Anyone who manages a horse on a property knows that it is a labor of love and not a cheap one. Horse owners often say that their highest costs are feed bills, and with so many feed, supplement and hay choices it can be tricky to know just what your horse needs.
Horse owners often say that their highest costs are feed bills, and with so many feed, supplement and hay choices it can be tricky to know just what your horse needs.
The best place to start is to ensure you have a well-maintained pasture with healthy grasses which can be a nutritious and relatively inexpensive feed source for horses. However, pastures can quickly degrade and the horse owner ends up spending more money on feed and supplements.
Grazing your horses on degraded pasture can also lead to colic, greasy heel, parasites and poisoning from weeds. One of the best ways to care for your horse is to care for your land so it can provide healthy pastures all year round.
According to Penn State Extension Services, high-quality, properly fenced pastures are one of the best and least expensive sources of summer feed for a horse. A well-kept pasture also is the most natural and healthy environment for exercise and rest.
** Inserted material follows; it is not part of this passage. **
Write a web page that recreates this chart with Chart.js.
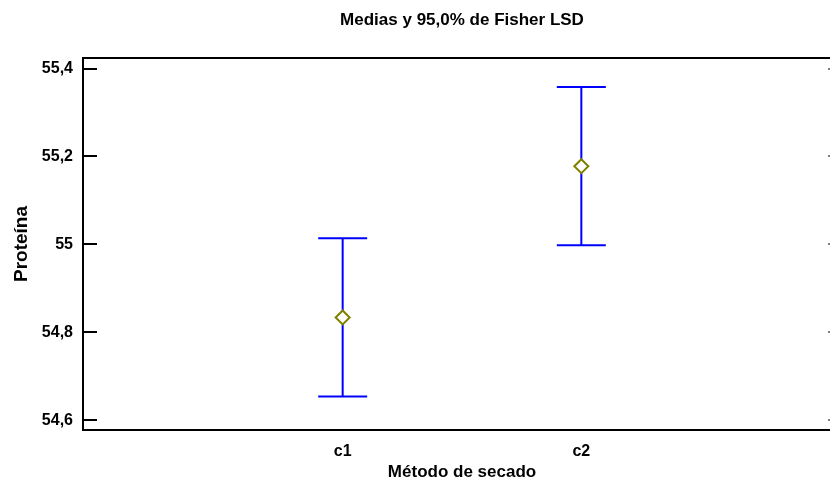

Productive, well-managed pastures can provide most of the feed requirements of horses for the least cost. Good pasture alone is sufficient to meet all of the nutritional requirements for many classes of horses. At the same time, poorly managed pastures supply little or no feed and frequently are the source of internal parasites.
If pasture is a feed source, horses with a mature weight of 1,000 to 1,200 pounds generally need the following amount of pasture: mare and foal, 1.75 to 2 acres; yearlings,1.5 to 2 acres; and weanlings, 0.5 to 1 acre.
When acreage is very limited (less than an acre per horse), exercise may be the main pasture use. In that case, pasture will supply only a minimal amount of feed. Establishing a rotational grazing system is the best way to maximize forage production and consumption on limited pasture acreage. A group of compatible horses can graze a paddock (area of divided pasture) for approximately 3 to 6 days, then be moved (rotated) to a fresh paddock.
Limed and fertilized Kentucky bluegrass should be the main grass in this system, because it withstands close and continuous grazing better than most other grasses. When well established and properly fertilized, it produces a reasonably dense and attractive sod.
Horse pasture improvement
If you already have good stands of desirable grass and legume species, you can maintain a satisfactory horse pasture with proper soil fertility and management practices. Most permanent bluegrass pastures produce less than 2,000 pounds of dry matter per acre per year, which is far below their potential. Yields on many pastures can be doubled simply by applying lime and fertilizer.
Liming and topdressing Kentucky bluegrass pastures with phosphate, potash, and nitrogen costs much less and is less work than completely renovating the pasture. It may even be possible to have lime and fertilizer custom-applied for a relatively low cost.
A soil test will determine pH (acidity), nutrient levels, and requirements. Soil testing kits and information on how to take samples are available through most county extension offices.
The response often is slow when lime and fertilizer are applied on the surface of established pastures. Depending on the lime needs and species present in the pasture, it may take one to three years for the sod to become thick and productive again.
Pasture renovation
If you do not have a good stand of desirable species, you may want to renovate the pasture by destroying the existing plants and introducing productive mixtures. This process usually results in the highest yield increase per acre, but will be relatively expensive to complete.
The following steps are recommended for pasture renovation:
- Soil test to determine exactly how much lime and fertilizer are needed.
- Apply required lime several months before seeding. Disk or plow to mix lime evenly with the soil. If large amounts of fertilizer are to be applied, it should be disked into the soil prior to planting.
- Small amounts of fertilizer can be applied through the seeder at planting.
- Select a seed mixture that complements the pasture drainage characteristics. Destroy or suppress old pasture by plowing or using herbicides.
- Use the appropriate method of seeding, based on extent of tillage. Protect the seeded area until new plants are well established.
When recommended mixtures are seeded without a companion crop and weeds are controlled, new seedings can become established in a single year. While generally considered less palatable than bluegrass, tall fescue produces one of the toughest sods of any adapted grass.
It may be used in heavy traffic areas, along fences, and around gates and water troughs. Older stands of fescue often are infested with an endophyte, a fungus within the plant. In mares, toxins associated with this fungus can lower reproductive rates and cause abortion, agalactia (lack of milk), and prolonged gestation.
Use endophyte-free tall fescue seed to establish new fescue stands for horses. Brood mares should be removed from pastures containing endophyte infested tall fescue at least 90 days prior to foaling.